Admittedly, the game isn’t officially over, but even if the teetering states of Alaska, Arizona, Georgia and North Carolina went Trump’s way, it wouldn’t give him the edge.

His only chance would be to take all four and then turn Pennsylvania, and if frogs had wings, they wouldn’t keep bumping their asses on the ground.

Which is funny, but there’s only gallows humor in this

Juxtaposition of the Day

(Nick Anderson – Counterpoint)

 

(Drew Sheneman – AMS)

Anderson simply mocks Trump’s “sue everybody” strategy, a carryover from his civilian strategy of countersuing business contacts and others who tried to take him to court. It’s a strategy that has served him well, but it’s a defense based on your opponent being intimidated into withdrawing.

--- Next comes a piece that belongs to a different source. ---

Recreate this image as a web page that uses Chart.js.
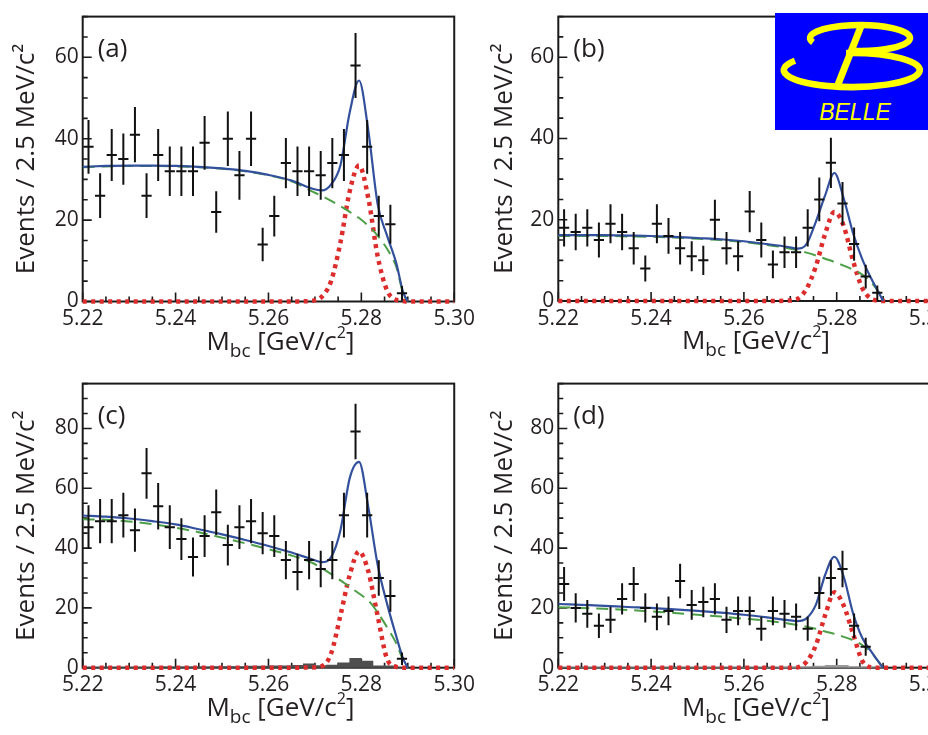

I don’t see it working on offense, particularly since it also relies on an imbalance in depth-of-pockets which I don’t think obtains here.

Though I hope it’s all going on Trump’s campaign tab and not coming out of Bill Barr’s DOJ budget.

But there’s not a lot of humor in Sheneman’s depiction despite the baby and his binky. The quote is real and the willingness of Republicans to aid and abet this unprecedented challenge to the system is both reprehensible and frightening.

A lot of people trust them, which means that a lot of people will end up no longer trusting our system of government.

At which point it will no longer matter what anyone did at the Somme, or on Omaha Beach or anywhere else where the brave risked their lives to preserve that scrap of paper.

(Yeah, these are Aussies. But they’re Aussies without heel spurs.)

 

2 thoughts on “CSotD: Veteran’s Day, if you can keep it

  1. Personally, I like Gary Varvel. He’s a nice, warm, friendly guy.
    But his work this week has been absolutely reprehensible.
    One might even say deplorable.

  2. @Paul— That’s the major thing that I learned about my fellow human beings from 2016 onward: there are plenty that are nice in person, refrain from kicking dogs and usually even remember to call their mother on her birthday—it’s no guarantee that they won’t throw someone under a bus if it suits their narrative.